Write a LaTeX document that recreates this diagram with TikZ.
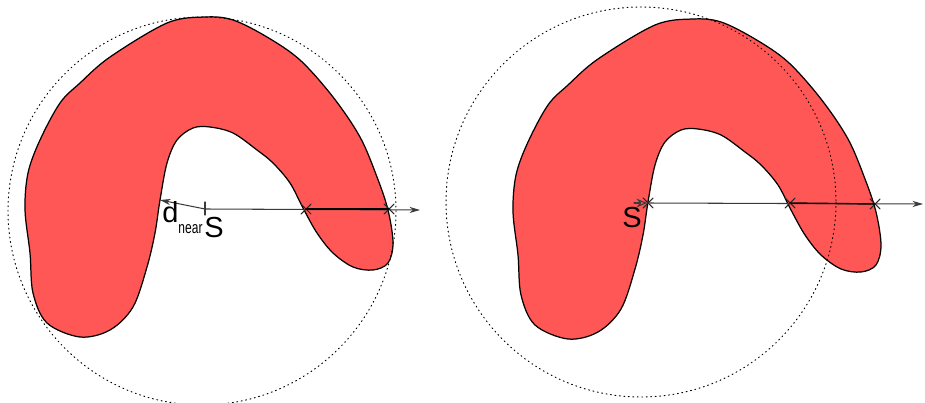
\documentclass[tikz,border=0pt]{standalone}
\usepackage{fontspec}
\setsansfont{Liberation Sans}
\usetikzlibrary{arrows.meta,shapes.misc}
\definecolor{BlobRed}{HTML}{FF5656}
\definecolor{RayGray}{HTML}{3A3A3A}

\tikzset{
  blob/.pic={
    \filldraw[fill=BlobRed,draw=black,line width=0.7pt] plot[smooth cycle,tension=0.55] coordinates {
      (205,17) (233,20) (267,37) (300,60) (333,97) (360,137) (377,177) (388,210)
      (393,243) (388,263) (373,270) (353,267) (333,253) (317,233) (303,208) (290,183)
      (273,163) (257,150) (233,133) (210,127) (193,128) (177,140) (167,163) (160,200)
      (155,233) (147,267) (133,307) (110,330) (80,337) (47,323) (33,293) (30,253)
      (25,210) (28,173) (40,140) (60,103) (80,83) (110,57) (167,23)};
  },
  xmark/.style={cross out,draw=black!85,line width=0.6pt,minimum size=5pt,inner sep=0pt},
  ray/.style={RayGray,line width=0.6pt},
  lbl/.style={font=\sffamily\fontsize{16.5}{18}\selectfont,inner sep=0pt}
}

\begin{document}
\begin{tikzpicture}[x=0.02cm,y=-0.02cm,line cap=round,line join=round]
  \useasboundingbox (0,0) rectangle (925,402);
  \pic at (0,0) {blob};
  \pic at (488,2) {blob};
  \draw[dotted,line width=0.55pt] (202,211) circle (194);
  \draw[dotted,line width=0.55pt] (641,202) circle (195);

  \coordinate (S1) at (205,209);
  \coordinate (endA) at (420,210);
  \coordinate (nearA) at (160,200);
  \node[xmark] (xA1) at (306,209) {};
  \node[xmark] (xA2) at (389,209) {};
  \draw[ray,-{Stealth[length=6pt,width=3.5pt]}] (S1) -- (endA);
  \draw[black,line width=0.8pt] (xA1.center) -- (xA2.center);
  \draw[ray,-{Stealth[length=6pt,width=3.5pt]}] (S1) -- (nearA);
  \draw[ray] (205,202) -- (205,215);
  \node[lbl] (sA) at (214,228) {S};
  \node[lbl,anchor=base west] (dA) at (162,222) {d\raisebox{-0.75ex}{\fontsize{9.5}{11}\selectfont\scalebox{0.72}[1]{near}}};

  \coordinate (S2) at (647,203);
  \coordinate (endB) at (923,204);
  \coordinate (tailB) at (634,203);
  \node[xmark] (xB0) at (648,203) {};
  \node[xmark] (xB1) at (790,203) {};
  \node[xmark] (xB2) at (875,204) {};
  \draw[ray,-{Stealth[length=6pt,width=3.5pt]}] (S2) -- (endB);
  \draw[black,line width=0.8pt] (xB1.center) -- (xB2.center);
  \draw[ray,-{Stealth[length=6pt,width=5pt,open]}] (tailB) -- (S2);
  \node[lbl] (sB) at (632,218) {S};
\end{tikzpicture}
\end{document}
========
_What needs to be done_
Leave out the pictures and print every line of the data exactly.

_Output_
Write a LaTeX document that recreates this diagram with TikZ.
\documentclass[tikz,border=0pt]{standalone}
\usepackage{fontspec}
\setsansfont{Liberation Sans}
\usetikzlibrary{arrows.meta,shapes.misc}
\definecolor{BlobRed}{HTML}{FF5656}
\definecolor{RayGray}{HTML}{3A3A3A}

\tikzset{
  blob/.pic={
    \filldraw[fill=BlobRed,draw=black,line width=0.7pt] plot[smooth cycle,tension=0.55] coordinates {
      (205,17) (233,20) (267,37) (300,60) (333,97) (360,137) (377,177) (388,210)
      (393,243) (388,263) (373,270) (353,267) (333,253) (317,233) (303,208) (290,183)
      (273,163) (257,150) (233,133) (210,127) (193,128) (177,140) (167,163) (160,200)
      (155,233) (147,267) (133,307) (110,330) (80,337) (47,323) (33,293) (30,253)
      (25,210) (28,173) (40,140) (60,103) (80,83) (110,57) (167,23)};
  },
  xmark/.style={cross out,draw=black!85,line width=0.6pt,minimum size=5pt,inner sep=0pt},
  ray/.style={RayGray,line width=0.6pt},
  lbl/.style={font=\sffamily\fontsize{16.5}{18}\selectfont,inner sep=0pt}
}

\begin{document}
\begin{tikzpicture}[x=0.02cm,y=-0.02cm,line cap=round,line join=round]
  \useasboundingbox (0,0) rectangle (925,402);
  \pic at (0,0) {blob};
  \pic at (488,2) {blob};
  \draw[dotted,line width=0.55pt] (202,211) circle (194);
  \draw[dotted,line width=0.55pt] (641,202) circle (195);

  \coordinate (S1) at (205,209);
  \coordinate (endA) at (420,210);
  \coordinate (nearA) at (160,200);
  \node[xmark] (xA1) at (306,209) {};
  \node[xmark] (xA2) at (389,209) {};
  \draw[ray,-{Stealth[length=6pt,width=3.5pt]}] (S1) -- (endA);
  \draw[black,line width=0.8pt] (xA1.center) -- (xA2.center);
  \draw[ray,-{Stealth[length=6pt,width=3.5pt]}] (S1) -- (nearA);
  \draw[ray] (205,202) -- (205,215);
  \node[lbl] (sA) at (214,228) {S};
  \node[lbl,anchor=base west] (dA) at (162,222) {d\raisebox{-0.75ex}{\fontsize{9.5}{11}\selectfont\scalebox{0.72}[1]{near}}};

  \coordinate (S2) at (647,203);
  \coordinate (endB) at (923,204);
  \coordinate (tailB) at (634,203);
  \node[xmark] (xB0) at (648,203) {};
  \node[xmark] (xB1) at (790,203) {};
  \node[xmark] (xB2) at (875,204) {};
  \draw[ray,-{Stealth[length=6pt,width=3.5pt]}] (S2) -- (endB);
  \draw[black,line width=0.8pt] (xB1.center) -- (xB2.center);
  \draw[ray,-{Stealth[length=6pt,width=5pt,open]}] (tailB) -- (S2);
  \node[lbl] (sB) at (632,218) {S};
\end{tikzpicture}
\end{document}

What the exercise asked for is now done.